3) Yes Virginia, there is a war on Christmas, but it is not, as Bill O'Reilly and his own cohort of ditto-heads would have you believe, waged by atheists and secularists, most of whom could give a rip. It is being waged by a fifth-column, in fact; it is those mentioned in #2 above, who make Jesus into something he almost certainly was not. A saying of the Master comes to mind ... one involving millstones.

-- Merry Christmas, rls




Hard-liners for Jesus

Wednesday, December 19, 2007; Page A19

As Christians across the world prepare to celebrate the birth of Jesus, it's a fitting moment to contemplate the mountain of moral, and mortal, hypocrisy that is our Christianized Republican Party.

There's nothing new, of course, about the Christianization of the GOP. Seven years ago, when debating Al Gore, then-candidate George W. Bush was asked to identify his favorite philosopher and answered "Jesus." This year, however, the Christianization of the party reached new heights with Mitt Romney's declaration that he believed in Jesus as his savior, in an effort to stanch the flow of "values voters" to Mike Huckabee.

My concern isn't the rift that has opened between Republican political practice and the vision of the nation's Founders, who made very clear in the Constitution that there would be no religious test for officeholders in their enlightened new republic.
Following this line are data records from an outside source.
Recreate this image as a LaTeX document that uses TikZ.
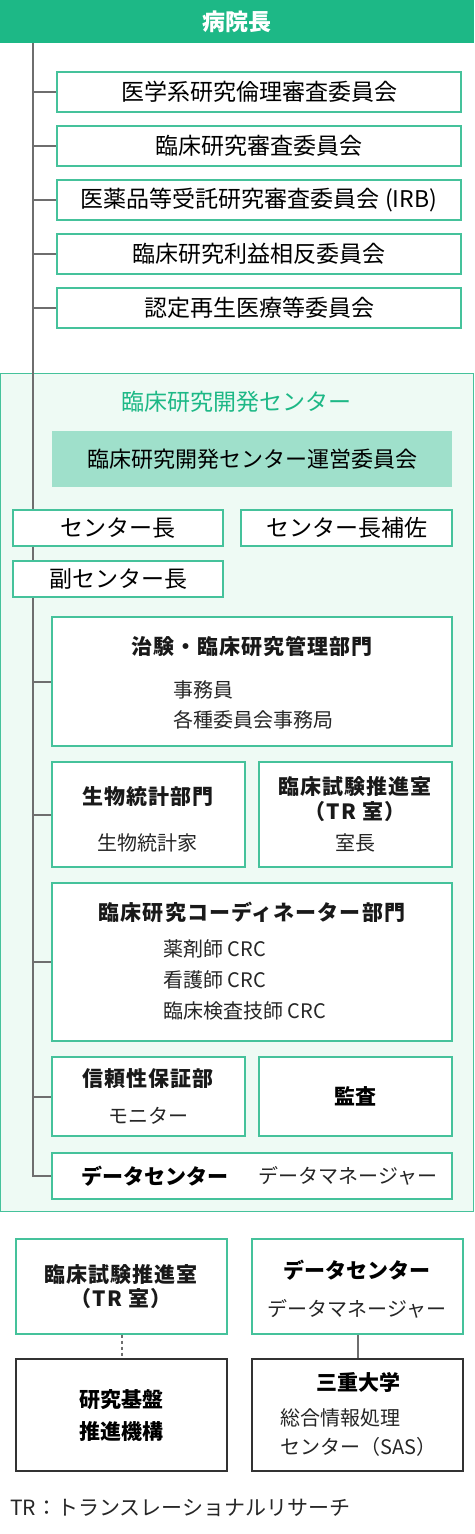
\documentclass[tikz,border=0pt]{standalone}
\usepackage{fontspec}
\setmainfont{Noto Sans CJK JP}
\newfontfamily\ttlfont[LetterSpace=5]{Noto Sans CJK JP}
\usetikzlibrary{backgrounds}
\definecolor{headgreen}{HTML}{1DB886}
\definecolor{boxgreen}{HTML}{45C29B}
\definecolor{areafill}{HTML}{EEFAF4}
\definecolor{opsgreen}{HTML}{9FE0CB}
\definecolor{linegray}{HTML}{6E6E6E}

\begin{document}
\begin{tikzpicture}[x=1pt,y=-1pt,
  box/.style={draw=boxgreen,line width=1.4pt,fill=white,inner sep=0pt},
  darkbox/.style={draw=black!80,line width=1.4pt,fill=white,inner sep=0pt},
  trunkline/.style={draw=linegray,line width=2pt},
  big/.style={font=\fontsize{23}{27}\selectfont,text=black},
  ttl/.style={font=\fontsize{21}{25}\ttlfont\bfseries,text=black!90,align=center,inner sep=0pt},
  heavy/.style={font=\fontsize{21}{25}\selectfont\bfseries,text=black,align=center,inner sep=0pt},
  itm/.style={font=\fontsize{20}{24}\selectfont,text=black!85,inner sep=0pt}]
\useasboundingbox (0,0) rectangle (474,1534);
\node[fill=headgreen,minimum width=474,minimum height=43,inner sep=0pt,font=\fontsize{23}{27}\selectfont\bfseries,text=white] (head) at (237,21.5) {病院長};
\node[box,big,minimum width=404,minimum height=40] (c1) at (259,92) {医学系研究倫理審査委員会};
\node[box,big,minimum width=404,minimum height=40] (c2) at (259,146) {臨床研究審査委員会};
\node[box,big,minimum width=404,minimum height=40] (c3) at (259,200) {医薬品等受託研究審査委員会 (IRB)};
\node[box,big,minimum width=404,minimum height=40] (c4) at (259,254) {臨床研究利益相反委員会};
\node[box,big,minimum width=404,minimum height=40] (c5) at (259,308) {認定再生医療等委員会};
\node[font=\fontsize{23}{27}\selectfont,text=headgreen] (crdttl) at (236.5,402) {臨床研究開発センター};
\node[fill=opsgreen,minimum width=400,minimum height=56,inner sep=0pt,font=\fontsize{22}{26}\selectfont] (ops) at (252,459) {臨床研究開発センター運営委員会};
\node[box,big,minimum width=210,minimum height=36] (chief) at (118,528) {センター長};
\node[box,big,minimum width=211,minimum height=36] (asst) at (346.5,528) {センター長補佐};
\node[box,big,minimum width=210,minimum height=36] (vice) at (118,579) {副センター長};
\node[box,minimum width=400,minimum height=129] (mgmt) at (252,681.5) {};
\node[ttl] (mgmtttl) at (252,647) {治験・臨床研究管理部門};
\node[itm,anchor=west,align=left,font=\fontsize{20}{30}\selectfont] (mgmtitm) at (173,705) {事務員\\各種委員会事務局};
\node[box,minimum width=193,minimum height=105] (bio) at (148.5,814.5) {};
\node[ttl] (biottl) at (148,797) {生物統計部門};
\node[itm] (bioitm) at (147,843) {生物統計家};
\node[box,minimum width=193,minimum height=105] (tr) at (355.5,814.5) {};
\node[ttl] (trttl) at (355,799.5) {臨床試験推進室\\（TR 室）};
\node[itm] (tritm) at (355,843) {室長};
\node[box,minimum width=400,minimum height=158] (crc) at (252,962) {};
\node[ttl] (crcttl) at (252,912) {臨床研究コーディネーター部門};
\node[itm,anchor=west,align=left,font=\fontsize{20}{31}\selectfont] (crcitm) at (163,980) {薬剤師 CRC\\看護師 CRC\\臨床検査技師 CRC};
\node[box,minimum width=193,minimum height=79] (qa) at (148.5,1096.5) {};
\node[ttl] (qattl) at (148,1079) {信頼性保証部};
\node[itm] (qaitm) at (148,1116) {モニター};
\node[box,heavy,minimum width=193,minimum height=79] (audit) at (355.5,1096.5) {監査};
\node[box,minimum width=400,minimum height=46] (dc) at (252,1176) {};
\node[heavy] (dcttl) at (155,1176) {データセンター};
\node[itm] (dcitm) at (348,1176) {データマネージャー};
\node[box,minimum width=211,minimum height=95] (tr2) at (121.5,1286.5) {};
\node[ttl,font=\fontsize{21}{24}\ttlfont\bfseries] (tr2ttl) at (121,1287) {臨床試験推進室\\（TR 室）};
\node[box,minimum width=211,minimum height=95] (dc2) at (357.5,1286.5) {};
\node[heavy] (dc2ttl) at (357,1270) {データセンター};
\node[itm] (dc2itm) at (357,1309) {データマネージャー};
\node[darkbox,heavy,font=\fontsize{21}{32}\selectfont\bfseries,minimum width=211,minimum height=112] (base) at (121.5,1415) {研究基盤\\推進機構};
\node[darkbox,minimum width=211,minimum height=112] (mie) at (357.5,1415) {};
\node[heavy] (miettl) at (358,1382) {三重大学};
\node[itm,anchor=west,align=left,font=\fontsize{20}{29}\selectfont] (mieitm) at (280,1432.5) {総合情報処理\\センター（SAS）};
\node[itm,anchor=west,font=\fontsize{21}{25}\selectfont] (note) at (10,1508) {TR：トランスレーショナルリサーチ};
\begin{scope}[on background layer]
\node[draw=boxgreen,line width=1pt,fill=areafill,minimum width=473,minimum height=838,inner sep=0pt] (crd) at (237,792) {};
\coordinate (top) at (33,43);
\draw[trunkline] (top) |- (dc.west);
\foreach \n in {c1,c2,c3,c4,c5,mgmt,bio,crc,qa}
  \draw[trunkline] (top |- \n.west) -- (\n.west);
\end{scope}
\draw[trunkline,dash pattern=on 3pt off 3pt] (tr2) -- (base);
\draw[trunkline] (dc2) -- (mie);
\end{tikzpicture}
\end{document}
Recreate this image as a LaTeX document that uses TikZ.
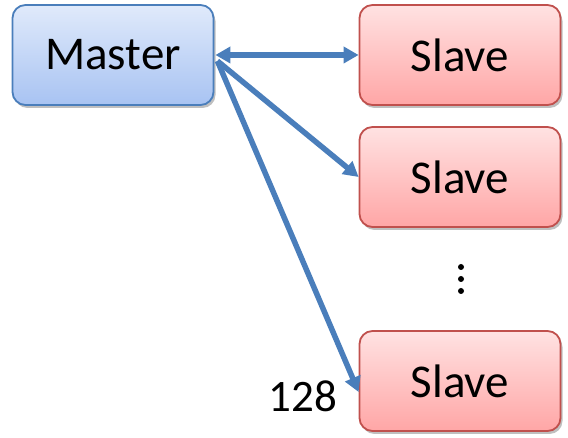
\documentclass[tikz,border=0pt]{standalone}
\usepackage{fontspec}
\setmainfont{Carlito}
\usetikzlibrary{arrows.meta,shadows,calc}
\definecolor{arrowblue}{HTML}{4A7EBB}
\definecolor{mborder}{HTML}{4A7EBB}
\definecolor{mtop}{HTML}{E0EAFB}
\definecolor{mbot}{HTML}{A8C3F2}
\definecolor{sborder}{HTML}{C0504D}
\definecolor{stop}{HTML}{FFE2E2}
\definecolor{sbot}{HTML}{FFA6A6}
\tikzset{
  box/.style={rounded corners=13pt, minimum width=201pt, minimum height=100pt, line width=1.8pt,
    font=\fontsize{47}{50}\selectfont, inner sep=0pt,
    drop shadow={shadow xshift=2pt, shadow yshift=-3pt, opacity=0.25, fill=black}},
  masterbox/.style={box, draw=mborder, top color=mtop, bottom color=mbot},
  slavebox/.style={box, draw=sborder, top color=stop, bottom color=sbot},
  dotnode/.style={circle, fill=black, inner sep=0pt, minimum size=6pt},
  link/.style={draw=arrowblue, line width=5.5pt, -{Triangle[length=15pt,width=16pt]}},
  dlink/.style={link, {Triangle[length=15pt,width=16pt]}-{Triangle[length=15pt,width=16pt]}}
}
\begin{document}
\begin{tikzpicture}[x=1pt,y=1pt]
\useasboundingbox (0,0) rectangle (568,438);
\node[masterbox] (M) at (113,383) {Master};
\node[slavebox] (S1) at (460,383) {Slave};
\node[slavebox] (S2) at (460,261) {Slave};
\node[slavebox] (S3) at (460,57) {Slave};
\node[dotnode] (d1) at (461,171) {};
\node[dotnode] (d2) at (461,159) {};
\node[dotnode] (d3) at (461,147) {};
\node[font=\fontsize{45}{48}\selectfont] (n) at (303,42) {128};
\coordinate (mo) at ($(M.east)+(3,-6)$);
\coordinate (t3) at ($(S3.west)+(0,-11)$);
\draw[dlink] ($(M.east)+(1,0)$) -- (S1.west);
\draw[link] (mo) -- (S2.west);
\draw[link] (mo) -- (t3);
\end{tikzpicture}
\end{document}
Rather, it's the gap between the teachings of the Gospels and the preachings of the Gospel's Own Party that has widened past the point of absurdity, even as the ostensible Christianization of the party proceeds apace.

The policies of the president, for instance, can be defended in greater or (more frequently) lesser degree within a framework of worldly standards. But if Bush can conform his advocacy of preemptive war with Jesus's Sermon on the Mount admonition to turn the other cheek, he's a more creative theologian than we have given him credit for. Likewise his support of torture, which he highlighted again this month when he threatened to veto House-passed legislation that would explicitly ban waterboarding.

It's not just Bush whose catechism is a merry mix of torture and piety. Virtually the entire Republican House delegation opposed the ban on waterboarding. Among the Republican presidential candidates, only Huckabee and the not-very-religious John McCain have come out against torture, while only libertarian Ron Paul has questioned the doctrine of preemptive war.

But it's on their policies concerning immigrants where Republicans -- candidates and voters alike -- really run afoul of biblical writ. Not on immigration as such but on the treatment of immigrants who are already here. Consider: Christmas, after all, celebrates not just Jesus's birth but his family's flight from Herod's wrath into Egypt, a journey obviously undertaken without benefit of legal documentation. The Bible isn't big on immigrant documentation. "Thou shalt neither vex a stranger nor oppress him," Exodus says the Lord told Moses on Mount Sinai, "for ye were strangers in the land of Egypt."

Yet the distinctive cry coming from the Republican base this year isn't simply to control the flow of immigrants across our borders but to punish the undocumented immigrants already here, children and parents alike.

So Romney attacks Huckabee for holding immigrant children blameless when their parents brought them here without papers, and Huckabee defends himself by parading the endorsement of the Minuteman Project's Jim Gilchrist, whose group harasses day laborers far from the border. The demand for a more regulated immigration policy comes from virtually all points on our political spectrum, but the push to persecute the immigrants already among us comes distinctly, though by no means entirely, from the same Republican right that protests its Christian faith at every turn.

We've seen this kind of Christianity before in America. It's more tribal than religious, and it surges at those times when our country is growing more diverse and economic opportunity is not abounding. At its height in the 1920s, the Ku Klux Klan was chiefly the political expression of nativist Protestants upset by the growing ranks of Catholics in their midst.

It's difficult today to imagine KKKers thinking of their mission as Christian, but millions of them did.

Today's Republican values voters don't really conflate their rage with their faith. Lou Dobbs is a purely secular figure. But nativist bigotry is strongest in the Old Time Religion precincts of the Republican Party, and woe betide the Republican candidate who doesn't embrace it, as John McCain, to his credit and his political misfortune, can attest.

The most depressing thing about the Republican presidential race is that the party's rank and file require their candidates to grow meaner with each passing week. And now, inconveniently, inconsiderately, comes Christmas, a holiday that couldn't be better calibrated to expose the Republicans' rank, fetid hypocrisy.